Former short-line railroad in Alabama

The Alabama and Florida Railroad was a short-line railroad which operated in Alabama and Florida. The company operated a former Louisville and Nashville Railroad (L&N) line between Georgiana, Alabama and Geneva, Alabama. Pioneer Railcorp acquired the line in 1992 and created a new company, the Alabama and Florida Railway, to operate it.

== History ==

The Alabama and Florida (A&F) owned two routes: Georgiana, Alabama–Geneva, Alabama and Crestview, Florida–Florala, Alabama. The Georgiana line was begun in 1898 by the Alabama and Florida Railroad and completed by the Louisville and Nashville Railroad in 1902. The Crestview line opened in 1894 under the Yellow River Railroad, which was acquired by the L&N in 1906. Both lines passed to the Seaboard System Railroad, the L&N's successor, in 1982.

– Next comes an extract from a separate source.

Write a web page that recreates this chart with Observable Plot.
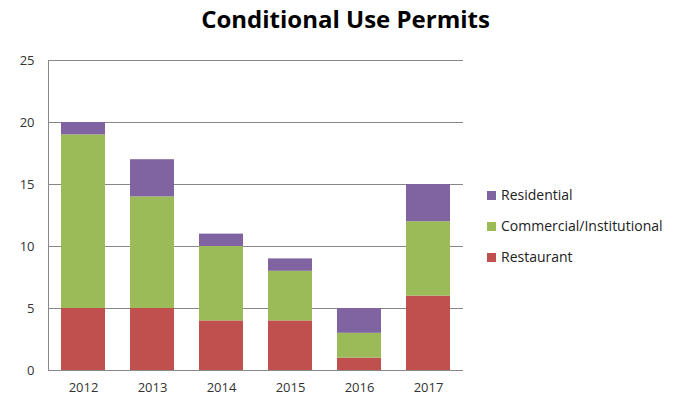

Gulf and Ohio Railways purchased both lines in 1986 and created a new subsidiary, the Alabama and Florida Railroad, to operate them. The railroad began operating on July 28, 1986. The company abandoned the former Yellow River Railroad in December 1987. The A&F also leased a 2.9 mi line from the Andalusia and Conecuh Railroad in the vicinity of Andalusia, Alabama.

The Gulf and Ohio sold the railroad to A&F Inc. on August 12, 1990. Pioneer Railcorp acquired the assets of the company on November 23, 1992, and organized a new railroad, the Alabama and Florida Railway, to operate the lines.